## The problem
Locate the word "code" in the data below, then copy every line that holds it.
==== Stored data
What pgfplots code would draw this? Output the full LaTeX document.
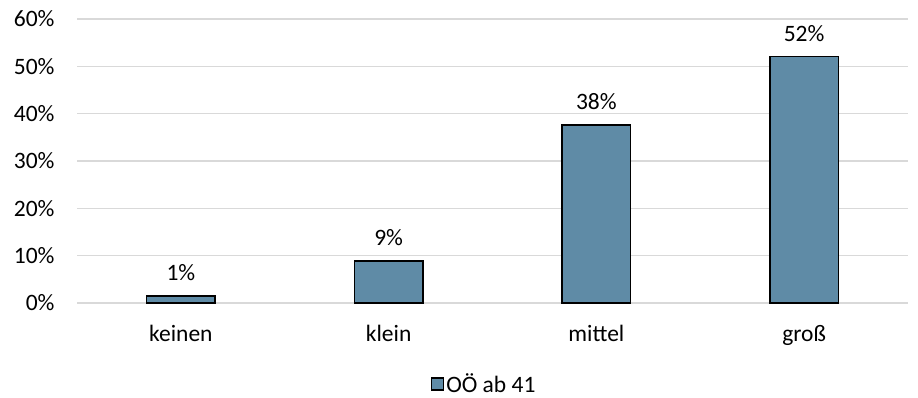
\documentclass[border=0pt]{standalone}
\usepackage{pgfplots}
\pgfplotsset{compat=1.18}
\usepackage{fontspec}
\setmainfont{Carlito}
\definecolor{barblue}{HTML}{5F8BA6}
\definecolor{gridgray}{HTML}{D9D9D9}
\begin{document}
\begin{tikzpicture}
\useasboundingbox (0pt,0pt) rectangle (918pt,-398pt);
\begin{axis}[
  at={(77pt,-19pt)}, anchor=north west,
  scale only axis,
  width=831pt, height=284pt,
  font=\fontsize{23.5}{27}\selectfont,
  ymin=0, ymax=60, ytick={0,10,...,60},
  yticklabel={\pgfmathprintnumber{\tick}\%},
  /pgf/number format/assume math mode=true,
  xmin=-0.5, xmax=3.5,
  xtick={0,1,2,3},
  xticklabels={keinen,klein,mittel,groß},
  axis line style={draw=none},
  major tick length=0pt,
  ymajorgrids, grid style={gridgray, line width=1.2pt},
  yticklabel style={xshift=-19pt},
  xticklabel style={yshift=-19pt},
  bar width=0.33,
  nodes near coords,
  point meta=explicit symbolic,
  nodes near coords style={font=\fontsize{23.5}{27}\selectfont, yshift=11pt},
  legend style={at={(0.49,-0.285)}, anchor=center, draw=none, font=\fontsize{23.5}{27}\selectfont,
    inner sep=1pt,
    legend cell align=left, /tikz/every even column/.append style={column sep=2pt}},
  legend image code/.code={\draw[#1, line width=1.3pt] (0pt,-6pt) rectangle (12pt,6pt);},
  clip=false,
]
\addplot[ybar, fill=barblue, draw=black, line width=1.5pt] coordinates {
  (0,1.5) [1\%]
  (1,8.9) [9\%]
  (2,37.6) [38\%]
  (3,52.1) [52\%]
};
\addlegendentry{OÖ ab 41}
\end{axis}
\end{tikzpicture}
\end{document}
========
## Solved exercise
What pgfplots code would draw this? Output the full LaTeX document.
  legend image code/.code={\draw[#1, line width=1.3pt] (0pt,-6pt) rectangle (12pt,6pt);},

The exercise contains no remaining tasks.